(WORK TO BE COMPLETED)
Without the pictures, return exactly the lines from the one with "Recreate this image" through the one with "0.410, 0.433, 0.433]". Both end lines belong in the copy.

(RECORDS SUPPLIED)
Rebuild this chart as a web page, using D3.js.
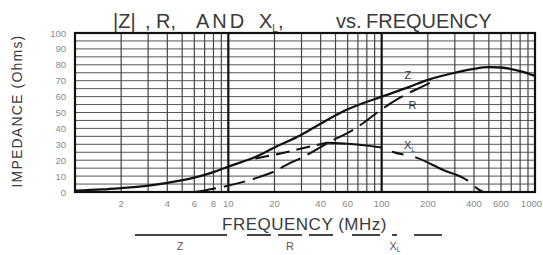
==
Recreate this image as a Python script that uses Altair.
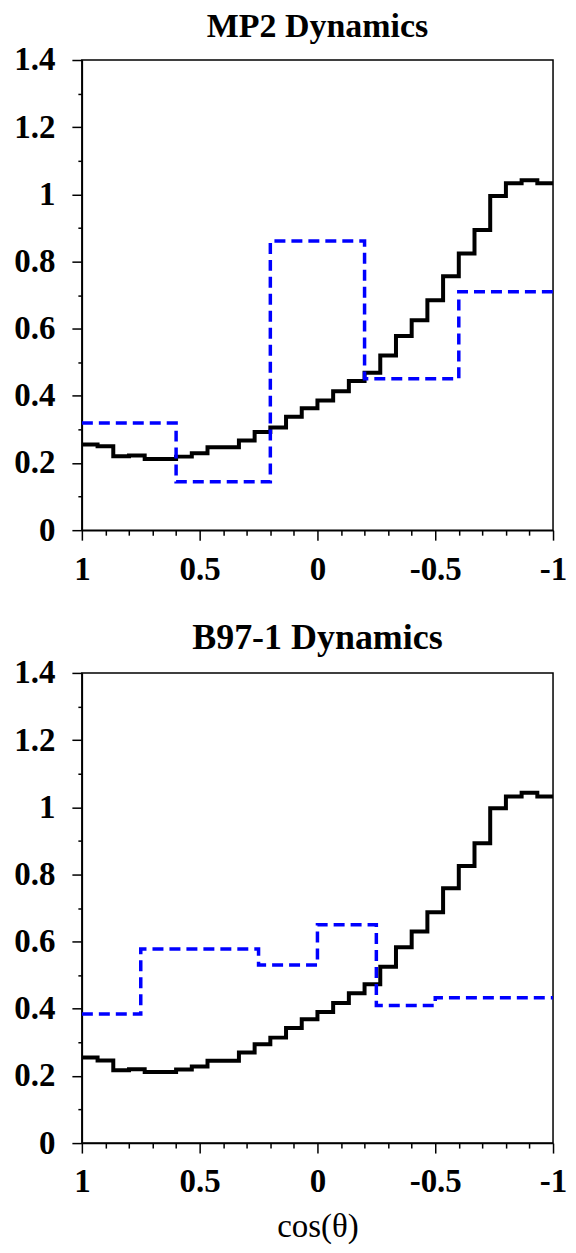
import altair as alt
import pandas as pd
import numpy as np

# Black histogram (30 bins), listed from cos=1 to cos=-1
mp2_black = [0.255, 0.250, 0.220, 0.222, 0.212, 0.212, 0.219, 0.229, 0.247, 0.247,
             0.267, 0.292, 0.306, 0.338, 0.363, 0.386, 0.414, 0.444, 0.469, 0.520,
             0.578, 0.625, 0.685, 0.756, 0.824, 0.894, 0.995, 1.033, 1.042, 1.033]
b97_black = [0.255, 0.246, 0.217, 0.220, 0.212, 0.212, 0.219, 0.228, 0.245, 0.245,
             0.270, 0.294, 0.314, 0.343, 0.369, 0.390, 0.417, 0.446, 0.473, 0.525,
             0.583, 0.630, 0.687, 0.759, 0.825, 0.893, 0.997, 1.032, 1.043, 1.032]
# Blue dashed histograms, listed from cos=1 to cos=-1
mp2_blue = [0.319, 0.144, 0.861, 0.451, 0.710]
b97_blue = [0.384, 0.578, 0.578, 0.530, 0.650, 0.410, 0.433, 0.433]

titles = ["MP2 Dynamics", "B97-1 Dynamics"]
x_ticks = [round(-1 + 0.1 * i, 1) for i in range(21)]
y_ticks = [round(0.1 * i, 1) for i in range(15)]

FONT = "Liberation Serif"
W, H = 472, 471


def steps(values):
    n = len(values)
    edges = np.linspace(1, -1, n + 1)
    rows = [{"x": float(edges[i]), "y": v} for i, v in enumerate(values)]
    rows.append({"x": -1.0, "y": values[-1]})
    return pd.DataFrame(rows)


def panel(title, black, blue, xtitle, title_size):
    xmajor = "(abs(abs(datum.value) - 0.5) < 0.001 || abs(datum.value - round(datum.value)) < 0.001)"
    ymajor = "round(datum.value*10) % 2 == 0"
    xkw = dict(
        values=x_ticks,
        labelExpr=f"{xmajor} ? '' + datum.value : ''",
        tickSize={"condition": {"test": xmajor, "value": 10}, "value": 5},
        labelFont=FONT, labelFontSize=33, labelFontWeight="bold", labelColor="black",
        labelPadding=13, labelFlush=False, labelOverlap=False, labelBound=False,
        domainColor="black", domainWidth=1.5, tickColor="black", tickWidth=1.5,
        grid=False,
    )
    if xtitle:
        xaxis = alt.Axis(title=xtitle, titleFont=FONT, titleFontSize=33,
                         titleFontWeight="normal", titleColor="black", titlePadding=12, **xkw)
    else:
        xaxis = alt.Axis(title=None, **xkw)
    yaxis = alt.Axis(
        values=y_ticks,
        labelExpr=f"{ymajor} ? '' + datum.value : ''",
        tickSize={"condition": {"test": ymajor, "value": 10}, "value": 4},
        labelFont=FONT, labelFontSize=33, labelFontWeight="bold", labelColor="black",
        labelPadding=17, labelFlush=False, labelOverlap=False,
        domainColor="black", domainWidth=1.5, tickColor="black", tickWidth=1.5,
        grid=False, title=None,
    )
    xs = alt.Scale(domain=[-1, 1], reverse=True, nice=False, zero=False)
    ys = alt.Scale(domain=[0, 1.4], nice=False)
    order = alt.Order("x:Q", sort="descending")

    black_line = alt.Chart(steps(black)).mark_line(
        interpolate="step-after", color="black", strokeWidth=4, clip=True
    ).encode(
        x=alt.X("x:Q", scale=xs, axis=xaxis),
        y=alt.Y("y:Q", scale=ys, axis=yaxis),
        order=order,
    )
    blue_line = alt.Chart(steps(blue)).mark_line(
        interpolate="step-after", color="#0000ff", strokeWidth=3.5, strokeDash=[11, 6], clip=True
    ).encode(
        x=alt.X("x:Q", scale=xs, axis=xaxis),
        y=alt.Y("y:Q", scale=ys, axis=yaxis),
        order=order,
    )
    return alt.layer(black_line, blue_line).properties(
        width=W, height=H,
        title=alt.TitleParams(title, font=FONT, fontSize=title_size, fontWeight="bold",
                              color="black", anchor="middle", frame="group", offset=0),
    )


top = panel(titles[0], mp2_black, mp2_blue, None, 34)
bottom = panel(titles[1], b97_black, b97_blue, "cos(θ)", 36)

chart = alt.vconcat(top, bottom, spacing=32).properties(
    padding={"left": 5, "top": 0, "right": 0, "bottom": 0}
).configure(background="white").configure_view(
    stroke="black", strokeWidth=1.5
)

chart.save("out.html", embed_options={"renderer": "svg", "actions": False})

(RESPONSE FOR THIS EXERCISE)
Recreate this image as a Python script that uses Altair.
import altair as alt
import pandas as pd
import numpy as np

# Black histogram (30 bins), listed from cos=1 to cos=-1
mp2_black = [0.255, 0.250, 0.220, 0.222, 0.212, 0.212, 0.219, 0.229, 0.247, 0.247,
             0.267, 0.292, 0.306, 0.338, 0.363, 0.386, 0.414, 0.444, 0.469, 0.520,
             0.578, 0.625, 0.685, 0.756, 0.824, 0.894, 0.995, 1.033, 1.042, 1.033]
b97_black = [0.255, 0.246, 0.217, 0.220, 0.212, 0.212, 0.219, 0.228, 0.245, 0.245,
             0.270, 0.294, 0.314, 0.343, 0.369, 0.390, 0.417, 0.446, 0.473, 0.525,
             0.583, 0.630, 0.687, 0.759, 0.825, 0.893, 0.997, 1.032, 1.043, 1.032]
# Blue dashed histograms, listed from cos=1 to cos=-1
mp2_blue = [0.319, 0.144, 0.861, 0.451, 0.710]
b97_blue = [0.384, 0.578, 0.578, 0.530, 0.650, 0.410, 0.433, 0.433]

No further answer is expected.